_PROMPT_
Retype the lines beneath this one, from the first through the line containing "const rightTicks = [1.0, 1.5, 2.0, 2.5, 3.0, 3.5, 4.0];". Pictures are left out.

****

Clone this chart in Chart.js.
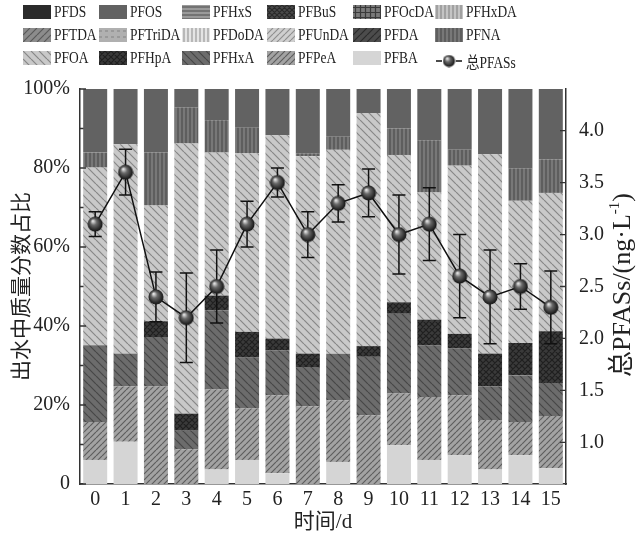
<!DOCTYPE html>
<html>
<head>
<meta charset="utf-8">
<script src="https://cdn.jsdelivr.net/npm/chart.js@4.4.1/dist/chart.umd.min.js"></script>
<style>
  html, body { margin: 0; padding: 0; background: #fff; }
  #wrap { position: relative; width: 639px; height: 540px; }
  #chart { position: absolute; left: 0; top: 0; }
  .leg { position: absolute; display: flex; align-items: center; font: 16px "Liberation Serif", "Noto Sans CJK SC", serif; color: #222; white-space: nowrap; }
  .leg canvas { margin-right: 3px; }
  .leg span { display: inline-block; transform: scaleX(0.84); transform-origin: left center; }
</style>
</head>
<body>
<div id="wrap">
  <canvas id="chart" width="639" height="540"></canvas>
  <div id="legend"></div>
</div>
<script>
// sampling day
const days = ['0', '1', '2', '3', '4', '5', '6', '7', '8', '9', '10', '11', '12', '13', '14', '15'];

// share of each compound in effluent, %
const pfba  = [6.1, 10.7, 0, 0, 3.7, 6.1, 2.7, 0, 5.6, 0, 9.8, 6.1, 7.3, 3.7, 7.3, 4.0];
const pfpea = [9.6, 14.0, 24.7, 8.8, 20.2, 13.0, 19.8, 19.7, 15.6, 17.4, 13.1, 15.9, 15.2, 12.5, 8.4, 13.2];
const pfhxa = [19.4, 8.3, 12.5, 4.7, 20.1, 12.9, 11.3, 9.9, 11.8, 14.8, 20.2, 13.1, 11.8, 8.5, 11.8, 8.4];
const pfhpa = [0, 0, 4.0, 4.3, 3.7, 6.5, 3.0, 3.4, 0, 2.7, 2.9, 6.5, 3.7, 8.3, 8.2, 13.1];
const pfoa  = [45.0, 53.0, 29.3, 68.4, 36.2, 45.2, 51.5, 50.0, 51.6, 59.0, 37.3, 32.2, 42.6, 50.5, 36.0, 35.0];
const pfna  = [3.8, 0, 13.4, 9.1, 8.2, 6.5, 0, 0.7, 3.3, 0, 6.7, 13.2, 4.0, 0, 8.2, 8.5];
const pfos  = [16.1, 14.0, 16.1, 4.7, 7.9, 9.8, 11.7, 16.3, 12.1, 6.1, 10.0, 13.0, 15.4, 16.5, 20.1, 17.8];
// compounds in the legend that stay too small to see
const notSeen = [0, 0, 0, 0, 0, 0, 0, 0, 0, 0, 0, 0, 0, 0, 0, 0];

// total PFASs, ng/L, with error bars
const totalPFAS = [3.1, 3.6, 2.4, 2.2, 2.5, 3.1, 3.5, 3.0, 3.3, 3.4, 3.0, 3.1, 2.6, 2.4, 2.5, 2.3];
const totalErr  = [0.12, 0.22, 0.24, 0.43, 0.35, 0.22, 0.14, 0.22, 0.18, 0.23, 0.38, 0.35, 0.40, 0.45, 0.22, 0.35];

const rightTicks = [1.0, 1.5, 2.0, 2.5, 3.0, 3.5, 4.0];

// legend order (row by row), stacking goes the other way
const compounds = [
    ['PFDS', notSeen], ['PFOS', pfos], ['PFHxS', notSeen], ['PFBuS', notSeen], ['PFOcDA', notSeen], ['PFHxDA', notSeen],
    ['PFTDA', notSeen], ['PFTriDA', notSeen], ['PFDoDA', notSeen], ['PFUnDA', notSeen], ['PFDA', notSeen], ['PFNA', pfna],
    ['PFOA', pfoa], ['PFHpA', pfhpa], ['PFHxA', pfhxa], ['PFPeA', pfpea], ['PFBA', pfba]
];

// fill style per compound: background, hatch kind, hatch colour, tile size
const looks = {
    PFDS:   ['#2b2b2b', 'solid'],
    PFOS:   ['#626262', 'solid'],
    PFHxS:  ['#9a9a9a', 'horiz', '#5a5a5a', 4],
    PFBuS:  ['#4a4a4a', 'cross', '#2a2a2a', 5],
    PFOcDA: ['#7a7a7a', 'grid', '#3a3a3a', 5],
    PFHxDA: ['#c4c4c4', 'vert', '#8a8a8a', 4],
    PFTDA:  ['#8c8c8c', 'fwd', '#5a5a5a', 7],
    PFTriDA:['#b0b0b0', 'dash', '#8a8a8a', 6],
    PFDoDA: ['#e4e4e4', 'vert', '#9a9a9a', 4],
    PFUnDA: ['#cfcfcf', 'fwd', '#8f8f8f', 6],
    PFDA:   ['#4c4c4c', 'fwd', '#2c2c2c', 7],
    PFNA:   ['#787878', 'vert', '#4e4e4e', 4],
    PFOA:   ['#c9c9c9', 'back', '#878787', 8],
    PFHpA:  ['#3a3a3a', 'cross', '#202020', 6],
    PFHxA:  ['#6c6c6c', 'back', '#474747', 8],
    PFPeA:  ['#a3a3a3', 'fwd', '#5e5e5e', 6],
    PFBA:   ['#d5d5d5', 'solid']
};

const makeFill = function(name) {
    const [bg, kind, ink, gap] = looks[name];
    if (kind === 'solid') return bg;
    const c = document.createElement('canvas');
    c.width = gap; c.height = gap;
    const g = c.getContext('2d');
    g.fillStyle = bg;
    g.fillRect(0, 0, gap, gap);
    g.strokeStyle = ink;
    g.lineWidth = 1.2;
    g.beginPath();
    for (let k = -1; k <= 1; k++) {
        if (kind === 'back' || kind === 'cross') { g.moveTo(k * gap, 0); g.lineTo(k * gap + gap, gap); }
        if (kind === 'fwd' || kind === 'cross') { g.moveTo(k * gap, gap); g.lineTo(k * gap + gap, 0); }
    }
    if (kind === 'vert' || kind === 'grid') { g.moveTo(gap / 2, 0); g.lineTo(gap / 2, gap); }
    if (kind === 'horiz' || kind === 'grid') { g.moveTo(0, gap / 2); g.lineTo(gap, gap / 2); }
    if (kind === 'dash') { g.moveTo(0, gap / 2); g.lineTo(gap / 2, gap / 2); }
    g.stroke();
    return g.createPattern(c, 'repeat');
};

// shaded ball used as the point marker
const makeBall = function(d) {
    const c = document.createElement('canvas');
    c.width = d; c.height = d;
    const g = c.getContext('2d');
    const r = d / 2;
    const grd = g.createRadialGradient(r * 0.7, r * 0.6, 0.5, r, r, r);
    grd.addColorStop(0, '#e6e6e6');
    grd.addColorStop(0.35, '#6a6a6a');
    grd.addColorStop(1, '#0a0a0a');
    g.fillStyle = grd;
    g.beginPath();
    g.arc(r, r, r - 0.5, 0, Math.PI * 2);
    g.fill();
    return c;
};
const ball = makeBall(16);

const barSets = compounds.slice().reverse().map(function([name, values]) {
    return {
        type: 'bar',
        label: name,
        data: values,
        backgroundColor: makeFill(name),
        borderWidth: 0,
        yAxisID: 'y',
        stack: 'share',
        categoryPercentage: 1,
        barPercentage: 0.79,
        order: 1
    };
});

const totalSet = {
    type: 'line',
    label: '总PFASs',
    data: totalPFAS,
    yAxisID: 'y1',
    borderColor: '#111',
    borderWidth: 1.5,
    pointStyle: ball,
    pointRadius: 8,
    tension: 0,
    order: -1
};

const serif = '"Liberation Serif", "Noto Sans CJK SC", serif';

// error bars go under the line and balls
const errorBars = {
    id: 'errorBars',
    beforeDatasetDraw(chart, args) {
        if (args.meta.type !== 'line') return;
        const ctx = chart.ctx;
        const y1 = chart.scales.y1;
        ctx.save();
        ctx.strokeStyle = '#111';
        ctx.lineWidth = 1.5;
        args.meta.data.forEach(function(pt, i) {
            const top = y1.getPixelForValue(totalPFAS[i] + totalErr[i]);
            const bot = y1.getPixelForValue(totalPFAS[i] - totalErr[i]);
            ctx.beginPath();
            ctx.moveTo(pt.x, top); ctx.lineTo(pt.x, bot);
            ctx.moveTo(pt.x - 6.5, top); ctx.lineTo(pt.x + 6.5, top);
            ctx.moveTo(pt.x - 6.5, bot); ctx.lineTo(pt.x + 6.5, bot);
            ctx.stroke();
        });
        ctx.restore();
    }
};

// ticks pointing into the plot, and the right title read bottom to top
const axisExtras = {
    id: 'axisExtras',
    afterDraw(chart) {
        const {ctx, chartArea: a, scales} = chart;
        ctx.save();
        ctx.strokeStyle = '#333';
        ctx.lineWidth = 1.3;
        ctx.beginPath();
        for (let v = 0; v <= 100; v += 10) {
            const y = scales.y.getPixelForValue(v);
            ctx.moveTo(a.left, y);
            ctx.lineTo(a.left + (v % 20 === 0 ? 6 : 3.5), y);
        }
        rightTicks.forEach(function(v) {
            const y = scales.y1.getPixelForValue(v);
            ctx.moveTo(a.right, y);
            ctx.lineTo(a.right - 6, y);
        });
        ctx.stroke();

        const big = '26px ' + serif;
        const small = '15px ' + serif;
        const partA = '总PFASs/(ng·L';
        const partB = '-1';
        const partC = ')';
        ctx.font = big;
        const wA = ctx.measureText(partA).width;
        const wC = ctx.measureText(partC).width;
        ctx.font = small;
        const wB = ctx.measureText(partB).width;
        const total = wA + wB + wC;
        ctx.translate(623, 285);
        ctx.rotate(-Math.PI / 2);
        ctx.fillStyle = '#222';
        ctx.textBaseline = 'middle';
        ctx.textAlign = 'left';
        let x = -total / 2;
        ctx.font = big;
        ctx.fillText(partA, x, 0);
        x += wA;
        ctx.font = small;
        ctx.fillText(partB, x, -8);
        x += wB;
        ctx.font = big;
        ctx.fillText(partC, x, 0);
        ctx.restore();
    }
};

const ctx = document.getElementById('chart').getContext('2d');
const shareChart = new Chart(ctx, {
    data: {
        labels: days,
        datasets: [totalSet].concat(barSets)
    },
    options: {
        responsive: false,
        animation: false,
        layout: { padding: { top: 89, left: 0, right: 0, bottom: 0 } },
        plugins: {
            legend: { display: false },
            tooltip: { enabled: false }
        },
        scales: {
            x: {
                stacked: true,
                offset: true,
                grid: { display: false, drawTicks: false },
                border: { display: true, color: '#333', width: 1.5 },
                ticks: { color: '#222', font: { family: serif, size: 20 }, padding: 4, maxRotation: 0, autoSkip: false },
                title: { display: true, text: '时间/d', color: '#222', font: { family: serif, size: 21 }, padding: { top: 0, bottom: 5 } },
                afterFit(scale) { scale.height = 56; }
            },
            y: {
                stacked: true,
                position: 'left',
                min: 0,
                max: 100,
                grid: { display: false, drawTicks: false },
                border: { display: true, color: '#333', width: 1.5 },
                ticks: {
                    stepSize: 20,
                    color: '#222',
                    padding: 10,
                    font: { family: serif, size: 20 },
                    callback: function(v) { return v === 0 ? '0' : v + '%'; }
                },
                title: { display: true, text: '出水中质量分数占比', color: '#222', font: { family: serif, size: 21 }, padding: { top: 10, bottom: 0 } },
                afterFit(scale) { scale.width = 80; }
            },
            y1: {
                position: 'right',
                min: 0.6,
                max: 4.4,
                grid: { display: false, drawTicks: false },
                border: { display: true, color: '#333', width: 1.5 },
                afterBuildTicks(scale) { scale.ticks = rightTicks.map(function(v) { return { value: v }; }); },
                ticks: {
                    color: '#222',
                    padding: 13,
                    font: { family: serif, size: 20 },
                    callback: function(v) { return Number(v).toFixed(1); }
                },
                afterFit(scale) { scale.width = 73; }
            }
        }
    },
    plugins: [errorBars, axisExtras]
});

// legend laid out as a 6 x 3 grid like the original
const legendColX = [23, 99, 182, 267, 353, 435];
const legendRowY = [3, 26, 49];
const legendBox = document.getElementById('legend');
const swatch = function(fill) {
    const c = document.createElement('canvas');
    c.width = 28; c.height = 14;
    const g = c.getContext('2d');
    g.fillStyle = fill;
    g.fillRect(0, 0, 28, 14);
    return c;
};
const legendItems = compounds.map(function([name]) { return name; }).concat(['总PFASs']);
legendItems.forEach(function(name, i) {
    const item = document.createElement('div');
    item.className = 'leg';
    item.style.left = legendColX[i % 6] + 'px';
    item.style.top = legendRowY[Math.floor(i / 6)] + 'px';
    let mark;
    if (name === '总PFASs') {
        mark = document.createElement('canvas');
        mark.width = 28; mark.height = 14;
        const g = mark.getContext('2d');
        g.strokeStyle = '#111';
        g.lineWidth = 1.5;
        g.beginPath();
        g.moveTo(1, 7); g.lineTo(7, 7);
        g.moveTo(21, 7); g.lineTo(27, 7);
        g.stroke();
        g.drawImage(makeBall(13), 7.5, 0.5);
    } else {
        mark = swatch(makeFill(name));
    }
    item.appendChild(mark);
    const label = document.createElement('span');
    label.textContent = name;
    item.appendChild(label);
    legendBox.appendChild(item);
});
</script>
</body>
</html>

****

_RESPONSE_
Clone this chart in Chart.js.
<!DOCTYPE html>
<html>
<head>
<meta charset="utf-8">
<script src="https://cdn.jsdelivr.net/npm/chart.js@4.4.1/dist/chart.umd.min.js"></script>
<style>
  html, body { margin: 0; padding: 0; background: #fff; }
  #wrap { position: relative; width: 639px; height: 540px; }
  #chart { position: absolute; left: 0; top: 0; }
  .leg { position: absolute; display: flex; align-items: center; font: 16px "Liberation Serif", "Noto Sans CJK SC", serif; color: #222; white-space: nowrap; }
  .leg canvas { margin-right: 3px; }
  .leg span { display: inline-block; transform: scaleX(0.84); transform-origin: left center; }
</style>
</head>
<body>
<div id="wrap">
  <canvas id="chart" width="639" height="540"></canvas>
  <div id="legend"></div>
</div>
<script>
// sampling day
const days = ['0', '1', '2', '3', '4', '5', '6', '7', '8', '9', '10', '11', '12', '13', '14', '15'];

// share of each compound in effluent, %
const pfba  = [6.1, 10.7, 0, 0, 3.7, 6.1, 2.7, 0, 5.6, 0, 9.8, 6.1, 7.3, 3.7, 7.3, 4.0];
const pfpea = [9.6, 14.0, 24.7, 8.8, 20.2, 13.0, 19.8, 19.7, 15.6, 17.4, 13.1, 15.9, 15.2, 12.5, 8.4, 13.2];
const pfhxa = [19.4, 8.3, 12.5, 4.7, 20.1, 12.9, 11.3, 9.9, 11.8, 14.8, 20.2, 13.1, 11.8, 8.5, 11.8, 8.4];
const pfhpa = [0, 0, 4.0, 4.3, 3.7, 6.5, 3.0, 3.4, 0, 2.7, 2.9, 6.5, 3.7, 8.3, 8.2, 13.1];
const pfoa  = [45.0, 53.0, 29.3, 68.4, 36.2, 45.2, 51.5, 50.0, 51.6, 59.0, 37.3, 32.2, 42.6, 50.5, 36.0, 35.0];
const pfna  = [3.8, 0, 13.4, 9.1, 8.2, 6.5, 0, 0.7, 3.3, 0, 6.7, 13.2, 4.0, 0, 8.2, 8.5];
const pfos  = [16.1, 14.0, 16.1, 4.7, 7.9, 9.8, 11.7, 16.3, 12.1, 6.1, 10.0, 13.0, 15.4, 16.5, 20.1, 17.8];
// compounds in the legend that stay too small to see
const notSeen = [0, 0, 0, 0, 0, 0, 0, 0, 0, 0, 0, 0, 0, 0, 0, 0];

// total PFASs, ng/L, with error bars
const totalPFAS = [3.1, 3.6, 2.4, 2.2, 2.5, 3.1, 3.5, 3.0, 3.3, 3.4, 3.0, 3.1, 2.6, 2.4, 2.5, 2.3];
const totalErr  = [0.12, 0.22, 0.24, 0.43, 0.35, 0.22, 0.14, 0.22, 0.18, 0.23, 0.38, 0.35, 0.40, 0.45, 0.22, 0.35];

const rightTicks = [1.0, 1.5, 2.0, 2.5, 3.0, 3.5, 4.0];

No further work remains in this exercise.